Il ‘Paladino degli indignati’
Il video si conclude poi con una verità assoluta. Dopo i vari ringraziamenti e baci vi è un dettaglio che mi ha molto colpito: la considerazione, che lui stesso fa, del fatto che queste manovre giudiziarie gli danno più forza. Ed è vero. Gli si dà adito, forza in views e unione dei suoi elettori contro gli inutili tecnicismi giudiziari che il popolo, e specialmente quello di Salvini, non tollera vedendo la propria vita in Italia messa a repentaglio da un insieme di problematiche che vanno ben oltre l’infantile denuncia.

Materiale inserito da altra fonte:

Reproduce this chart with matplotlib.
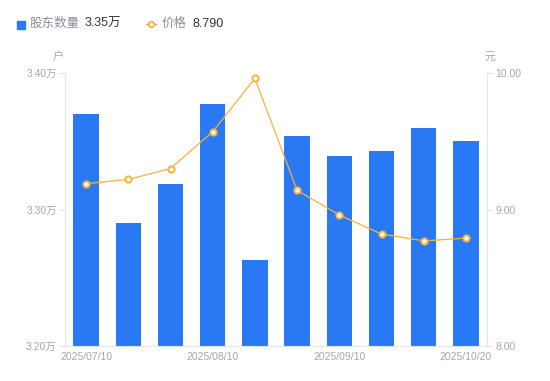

L’elettorato della Lega è composto da una moltitudine di persone che si trovano a essere derise per i loro interessi, scelte e paure dalla classe intellettuale (o da chi crede di appartenervi), incoraggiando la visione di un nemico comune che il loro ‘capitano’ può fronteggiare.
L’entrare nella vita personale dei cittadini come un amico è già stato comprovato come successo di leadership in contesti come l’Unione Sovietica o la Cina Maoista, oltre ad altri paesi in cui il leader politico fungeva anche da ‘padre dei cittadini e della patria’. Salvini non sta facendo altro che promuovere la propria persona come ‘il paladino degli onesti e degli stufi’, riunendo un’intera porzione di popolo sotto la sua egida populista, dandogli una voce in capitolo, ora più forte che mai, contro la derisione per cui è stata vittima negli anni.